***** Task data
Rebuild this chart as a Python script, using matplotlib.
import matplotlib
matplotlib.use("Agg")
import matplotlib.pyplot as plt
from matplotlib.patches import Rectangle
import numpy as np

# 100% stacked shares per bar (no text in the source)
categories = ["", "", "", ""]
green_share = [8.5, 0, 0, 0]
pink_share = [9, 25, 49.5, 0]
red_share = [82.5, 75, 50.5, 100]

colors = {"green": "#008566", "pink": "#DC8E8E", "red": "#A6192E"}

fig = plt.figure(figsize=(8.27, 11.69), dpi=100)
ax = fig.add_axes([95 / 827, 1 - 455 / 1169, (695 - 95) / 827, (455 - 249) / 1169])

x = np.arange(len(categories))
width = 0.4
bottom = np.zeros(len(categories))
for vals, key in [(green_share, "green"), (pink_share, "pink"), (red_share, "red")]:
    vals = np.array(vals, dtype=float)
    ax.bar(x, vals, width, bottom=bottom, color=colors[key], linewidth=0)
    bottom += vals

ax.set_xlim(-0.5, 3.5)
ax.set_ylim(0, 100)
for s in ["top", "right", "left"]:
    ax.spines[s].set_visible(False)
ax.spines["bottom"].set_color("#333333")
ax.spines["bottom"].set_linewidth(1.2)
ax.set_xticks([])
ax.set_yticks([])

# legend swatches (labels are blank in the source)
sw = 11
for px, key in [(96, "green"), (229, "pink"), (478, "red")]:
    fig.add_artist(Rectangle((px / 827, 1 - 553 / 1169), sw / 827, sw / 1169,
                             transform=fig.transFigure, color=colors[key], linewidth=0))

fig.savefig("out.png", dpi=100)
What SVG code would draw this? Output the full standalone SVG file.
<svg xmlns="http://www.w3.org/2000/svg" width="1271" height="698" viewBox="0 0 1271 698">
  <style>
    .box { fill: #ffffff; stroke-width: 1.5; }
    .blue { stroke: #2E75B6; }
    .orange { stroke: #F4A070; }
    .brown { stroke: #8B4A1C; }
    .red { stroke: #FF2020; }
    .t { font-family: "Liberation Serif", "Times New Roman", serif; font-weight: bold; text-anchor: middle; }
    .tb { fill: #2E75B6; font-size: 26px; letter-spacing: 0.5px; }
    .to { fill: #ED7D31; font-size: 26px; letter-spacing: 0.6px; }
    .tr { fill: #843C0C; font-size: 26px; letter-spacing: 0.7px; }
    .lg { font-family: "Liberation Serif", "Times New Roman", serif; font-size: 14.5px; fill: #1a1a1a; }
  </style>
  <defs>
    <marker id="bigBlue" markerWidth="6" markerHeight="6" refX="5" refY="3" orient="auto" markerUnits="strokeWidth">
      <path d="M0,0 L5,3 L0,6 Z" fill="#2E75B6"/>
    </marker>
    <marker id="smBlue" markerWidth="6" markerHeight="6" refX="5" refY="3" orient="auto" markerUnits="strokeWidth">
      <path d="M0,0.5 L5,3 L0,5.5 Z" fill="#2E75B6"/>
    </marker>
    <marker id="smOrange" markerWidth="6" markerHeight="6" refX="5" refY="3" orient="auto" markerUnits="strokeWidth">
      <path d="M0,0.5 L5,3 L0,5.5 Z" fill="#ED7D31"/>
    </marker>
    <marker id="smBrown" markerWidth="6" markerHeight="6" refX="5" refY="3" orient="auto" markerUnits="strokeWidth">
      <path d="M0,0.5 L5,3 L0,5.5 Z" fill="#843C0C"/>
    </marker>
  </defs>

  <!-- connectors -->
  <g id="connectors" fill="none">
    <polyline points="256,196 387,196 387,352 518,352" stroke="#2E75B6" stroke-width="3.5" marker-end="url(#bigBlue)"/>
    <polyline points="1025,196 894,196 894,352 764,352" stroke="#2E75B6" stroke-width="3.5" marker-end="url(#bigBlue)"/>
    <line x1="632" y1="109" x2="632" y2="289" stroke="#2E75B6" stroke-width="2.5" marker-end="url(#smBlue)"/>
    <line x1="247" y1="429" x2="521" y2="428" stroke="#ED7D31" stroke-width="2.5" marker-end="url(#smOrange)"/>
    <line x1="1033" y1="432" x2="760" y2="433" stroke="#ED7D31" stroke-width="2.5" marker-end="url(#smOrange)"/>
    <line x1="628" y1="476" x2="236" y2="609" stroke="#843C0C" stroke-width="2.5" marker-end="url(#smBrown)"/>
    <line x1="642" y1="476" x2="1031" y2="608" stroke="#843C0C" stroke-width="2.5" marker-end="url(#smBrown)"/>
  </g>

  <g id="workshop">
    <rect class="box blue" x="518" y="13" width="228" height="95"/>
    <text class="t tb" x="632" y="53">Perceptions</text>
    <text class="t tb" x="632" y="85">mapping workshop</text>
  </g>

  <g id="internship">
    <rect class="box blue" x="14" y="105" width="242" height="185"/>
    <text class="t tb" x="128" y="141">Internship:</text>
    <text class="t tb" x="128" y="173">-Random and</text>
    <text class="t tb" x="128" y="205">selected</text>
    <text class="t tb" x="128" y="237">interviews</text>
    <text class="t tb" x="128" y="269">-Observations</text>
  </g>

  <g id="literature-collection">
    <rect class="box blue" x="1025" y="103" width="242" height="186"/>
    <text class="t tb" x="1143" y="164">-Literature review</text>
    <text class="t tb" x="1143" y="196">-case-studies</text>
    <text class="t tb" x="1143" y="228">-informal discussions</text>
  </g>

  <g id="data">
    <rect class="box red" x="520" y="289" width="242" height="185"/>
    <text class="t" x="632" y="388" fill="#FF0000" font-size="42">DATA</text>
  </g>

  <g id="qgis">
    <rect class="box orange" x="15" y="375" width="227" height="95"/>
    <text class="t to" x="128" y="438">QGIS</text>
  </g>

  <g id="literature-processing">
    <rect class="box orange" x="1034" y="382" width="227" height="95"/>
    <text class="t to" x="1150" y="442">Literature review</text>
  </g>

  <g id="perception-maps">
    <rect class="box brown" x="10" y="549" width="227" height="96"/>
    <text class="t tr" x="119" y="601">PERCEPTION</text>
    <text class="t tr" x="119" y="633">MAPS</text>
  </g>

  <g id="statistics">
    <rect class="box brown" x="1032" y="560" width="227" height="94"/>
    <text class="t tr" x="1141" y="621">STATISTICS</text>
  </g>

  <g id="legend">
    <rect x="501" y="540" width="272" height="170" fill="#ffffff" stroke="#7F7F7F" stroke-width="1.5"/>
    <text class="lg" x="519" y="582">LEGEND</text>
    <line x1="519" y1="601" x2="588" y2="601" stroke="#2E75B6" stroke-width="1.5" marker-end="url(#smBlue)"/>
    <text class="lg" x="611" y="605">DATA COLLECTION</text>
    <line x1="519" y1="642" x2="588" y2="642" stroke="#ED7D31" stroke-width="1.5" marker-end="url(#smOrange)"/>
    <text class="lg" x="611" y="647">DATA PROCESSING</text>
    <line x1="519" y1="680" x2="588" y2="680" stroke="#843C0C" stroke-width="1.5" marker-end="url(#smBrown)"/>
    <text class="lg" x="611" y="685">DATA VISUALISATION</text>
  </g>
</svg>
**********
***** Task data
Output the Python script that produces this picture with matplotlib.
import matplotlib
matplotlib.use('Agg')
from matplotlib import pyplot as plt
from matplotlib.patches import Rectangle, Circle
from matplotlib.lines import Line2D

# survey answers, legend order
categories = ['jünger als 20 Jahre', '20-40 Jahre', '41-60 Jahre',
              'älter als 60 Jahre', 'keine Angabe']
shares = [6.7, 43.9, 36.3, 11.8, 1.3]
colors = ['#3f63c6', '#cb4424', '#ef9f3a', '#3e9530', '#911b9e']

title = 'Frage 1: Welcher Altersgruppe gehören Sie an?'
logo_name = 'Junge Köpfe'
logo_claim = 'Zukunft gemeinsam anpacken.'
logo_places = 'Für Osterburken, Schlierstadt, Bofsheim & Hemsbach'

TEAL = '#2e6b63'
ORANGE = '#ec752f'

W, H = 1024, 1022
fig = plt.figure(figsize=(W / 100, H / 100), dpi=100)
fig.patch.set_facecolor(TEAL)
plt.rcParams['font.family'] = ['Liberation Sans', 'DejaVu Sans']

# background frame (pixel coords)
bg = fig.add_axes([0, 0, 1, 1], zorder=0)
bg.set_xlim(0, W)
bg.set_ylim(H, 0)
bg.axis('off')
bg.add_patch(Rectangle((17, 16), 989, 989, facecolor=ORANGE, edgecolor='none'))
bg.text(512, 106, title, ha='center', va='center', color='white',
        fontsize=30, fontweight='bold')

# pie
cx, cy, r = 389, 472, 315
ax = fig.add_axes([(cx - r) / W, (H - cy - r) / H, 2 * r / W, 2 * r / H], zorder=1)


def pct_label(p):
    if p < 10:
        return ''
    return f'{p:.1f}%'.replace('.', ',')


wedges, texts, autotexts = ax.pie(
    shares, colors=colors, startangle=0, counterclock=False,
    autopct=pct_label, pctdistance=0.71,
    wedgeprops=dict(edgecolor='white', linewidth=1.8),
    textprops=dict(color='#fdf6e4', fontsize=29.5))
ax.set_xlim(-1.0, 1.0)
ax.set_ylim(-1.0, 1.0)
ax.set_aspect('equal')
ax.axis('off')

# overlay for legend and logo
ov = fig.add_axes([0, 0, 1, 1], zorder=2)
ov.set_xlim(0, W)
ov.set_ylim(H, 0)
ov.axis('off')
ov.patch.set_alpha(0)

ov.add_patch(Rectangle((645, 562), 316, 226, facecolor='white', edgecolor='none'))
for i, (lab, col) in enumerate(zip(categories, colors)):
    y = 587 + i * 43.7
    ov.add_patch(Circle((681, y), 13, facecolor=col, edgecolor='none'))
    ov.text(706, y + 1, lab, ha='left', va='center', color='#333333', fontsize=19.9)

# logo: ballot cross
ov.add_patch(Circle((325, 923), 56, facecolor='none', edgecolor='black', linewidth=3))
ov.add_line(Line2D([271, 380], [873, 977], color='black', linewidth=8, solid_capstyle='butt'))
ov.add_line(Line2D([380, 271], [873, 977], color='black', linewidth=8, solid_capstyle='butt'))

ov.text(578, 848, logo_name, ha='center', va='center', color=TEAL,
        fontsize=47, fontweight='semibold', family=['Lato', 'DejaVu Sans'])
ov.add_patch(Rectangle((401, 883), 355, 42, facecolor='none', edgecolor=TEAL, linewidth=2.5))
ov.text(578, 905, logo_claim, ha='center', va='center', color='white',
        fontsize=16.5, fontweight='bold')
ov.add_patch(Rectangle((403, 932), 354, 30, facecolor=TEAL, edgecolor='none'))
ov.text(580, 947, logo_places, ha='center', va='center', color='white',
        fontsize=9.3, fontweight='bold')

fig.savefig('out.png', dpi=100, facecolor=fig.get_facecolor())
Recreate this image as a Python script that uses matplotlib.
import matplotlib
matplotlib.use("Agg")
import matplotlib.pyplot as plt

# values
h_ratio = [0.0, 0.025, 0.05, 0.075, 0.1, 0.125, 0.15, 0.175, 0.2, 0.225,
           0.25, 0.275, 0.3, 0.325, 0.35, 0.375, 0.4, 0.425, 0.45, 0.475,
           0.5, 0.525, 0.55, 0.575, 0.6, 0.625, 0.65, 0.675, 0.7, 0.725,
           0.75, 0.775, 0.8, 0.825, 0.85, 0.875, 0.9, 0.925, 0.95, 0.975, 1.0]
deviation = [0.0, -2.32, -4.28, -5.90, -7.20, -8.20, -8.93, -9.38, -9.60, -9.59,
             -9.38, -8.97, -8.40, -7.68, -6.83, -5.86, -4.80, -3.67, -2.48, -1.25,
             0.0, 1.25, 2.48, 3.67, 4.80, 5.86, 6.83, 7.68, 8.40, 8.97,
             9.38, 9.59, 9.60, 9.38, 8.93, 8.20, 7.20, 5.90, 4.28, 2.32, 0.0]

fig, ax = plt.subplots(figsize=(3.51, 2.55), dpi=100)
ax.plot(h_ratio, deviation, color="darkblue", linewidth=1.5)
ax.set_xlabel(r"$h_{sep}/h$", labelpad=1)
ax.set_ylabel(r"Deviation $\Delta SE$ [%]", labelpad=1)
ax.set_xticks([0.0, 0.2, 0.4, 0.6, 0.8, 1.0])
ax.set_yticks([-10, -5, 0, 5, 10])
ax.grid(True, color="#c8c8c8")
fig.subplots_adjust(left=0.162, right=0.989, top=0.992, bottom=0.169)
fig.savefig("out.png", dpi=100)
**********
***** Task data
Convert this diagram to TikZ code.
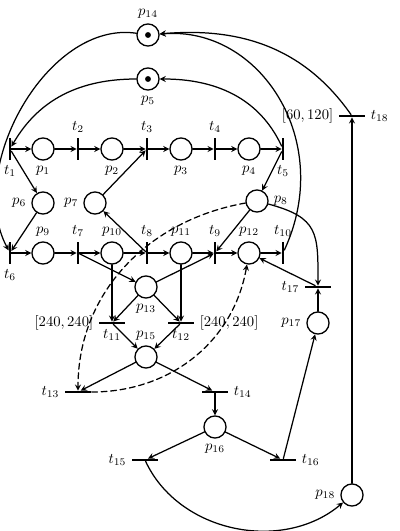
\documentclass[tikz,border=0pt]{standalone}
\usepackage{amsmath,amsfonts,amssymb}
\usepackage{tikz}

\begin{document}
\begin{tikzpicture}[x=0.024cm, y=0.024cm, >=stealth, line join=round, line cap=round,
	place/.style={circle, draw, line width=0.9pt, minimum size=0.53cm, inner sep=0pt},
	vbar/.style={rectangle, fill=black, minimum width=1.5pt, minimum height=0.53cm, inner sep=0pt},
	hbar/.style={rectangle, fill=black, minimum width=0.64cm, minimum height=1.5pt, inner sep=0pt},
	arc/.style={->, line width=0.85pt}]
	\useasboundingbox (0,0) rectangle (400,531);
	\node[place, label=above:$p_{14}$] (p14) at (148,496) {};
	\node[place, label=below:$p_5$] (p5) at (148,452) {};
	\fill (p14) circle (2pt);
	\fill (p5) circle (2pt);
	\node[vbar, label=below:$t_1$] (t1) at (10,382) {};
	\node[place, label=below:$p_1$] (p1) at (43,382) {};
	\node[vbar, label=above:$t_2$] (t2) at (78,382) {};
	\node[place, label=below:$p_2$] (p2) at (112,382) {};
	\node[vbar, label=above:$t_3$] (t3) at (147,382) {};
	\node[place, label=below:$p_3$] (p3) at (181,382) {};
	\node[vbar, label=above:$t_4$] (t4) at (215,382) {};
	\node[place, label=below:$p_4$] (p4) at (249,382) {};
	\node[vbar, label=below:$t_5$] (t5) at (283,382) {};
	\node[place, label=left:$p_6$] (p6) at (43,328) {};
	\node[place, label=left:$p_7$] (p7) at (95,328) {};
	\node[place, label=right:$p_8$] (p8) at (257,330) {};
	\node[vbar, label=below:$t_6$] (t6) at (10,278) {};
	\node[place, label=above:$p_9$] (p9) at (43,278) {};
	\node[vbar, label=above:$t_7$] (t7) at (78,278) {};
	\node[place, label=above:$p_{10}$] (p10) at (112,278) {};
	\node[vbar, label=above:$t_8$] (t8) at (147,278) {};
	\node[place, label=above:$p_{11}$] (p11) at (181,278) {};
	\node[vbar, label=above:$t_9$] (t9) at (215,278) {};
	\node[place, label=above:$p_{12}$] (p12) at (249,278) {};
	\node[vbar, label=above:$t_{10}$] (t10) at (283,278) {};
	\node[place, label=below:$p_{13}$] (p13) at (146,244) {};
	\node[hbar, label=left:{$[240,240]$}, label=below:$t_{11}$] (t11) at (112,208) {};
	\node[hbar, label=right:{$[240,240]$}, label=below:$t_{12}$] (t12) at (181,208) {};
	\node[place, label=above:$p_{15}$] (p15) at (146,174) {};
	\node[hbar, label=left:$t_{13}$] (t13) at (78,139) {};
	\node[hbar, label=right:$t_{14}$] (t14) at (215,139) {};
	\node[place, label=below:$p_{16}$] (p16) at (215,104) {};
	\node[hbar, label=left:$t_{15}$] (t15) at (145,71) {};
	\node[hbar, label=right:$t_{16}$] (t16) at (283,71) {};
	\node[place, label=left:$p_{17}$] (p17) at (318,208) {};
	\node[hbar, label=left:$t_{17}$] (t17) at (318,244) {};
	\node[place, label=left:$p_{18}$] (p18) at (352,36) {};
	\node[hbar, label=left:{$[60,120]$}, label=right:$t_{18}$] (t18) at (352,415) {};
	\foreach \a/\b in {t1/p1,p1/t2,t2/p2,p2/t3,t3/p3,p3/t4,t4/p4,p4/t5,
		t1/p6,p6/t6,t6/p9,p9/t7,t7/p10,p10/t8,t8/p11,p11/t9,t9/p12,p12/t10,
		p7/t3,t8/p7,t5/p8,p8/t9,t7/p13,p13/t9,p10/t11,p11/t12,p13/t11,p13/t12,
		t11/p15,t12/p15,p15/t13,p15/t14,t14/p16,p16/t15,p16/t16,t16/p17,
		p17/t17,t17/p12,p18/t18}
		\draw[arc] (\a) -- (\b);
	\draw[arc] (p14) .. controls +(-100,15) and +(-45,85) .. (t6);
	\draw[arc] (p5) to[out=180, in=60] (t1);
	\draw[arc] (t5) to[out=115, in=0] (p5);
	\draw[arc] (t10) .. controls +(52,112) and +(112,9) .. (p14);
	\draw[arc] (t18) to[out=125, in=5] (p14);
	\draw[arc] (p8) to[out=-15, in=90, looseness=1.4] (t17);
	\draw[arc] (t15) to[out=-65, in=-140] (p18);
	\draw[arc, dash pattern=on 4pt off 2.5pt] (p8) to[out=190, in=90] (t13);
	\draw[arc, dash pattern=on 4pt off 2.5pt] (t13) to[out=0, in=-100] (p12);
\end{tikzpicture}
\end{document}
**********
What you need to do. Only a number is wanted: how many lines above include "draw"?

Solution for this problem. 12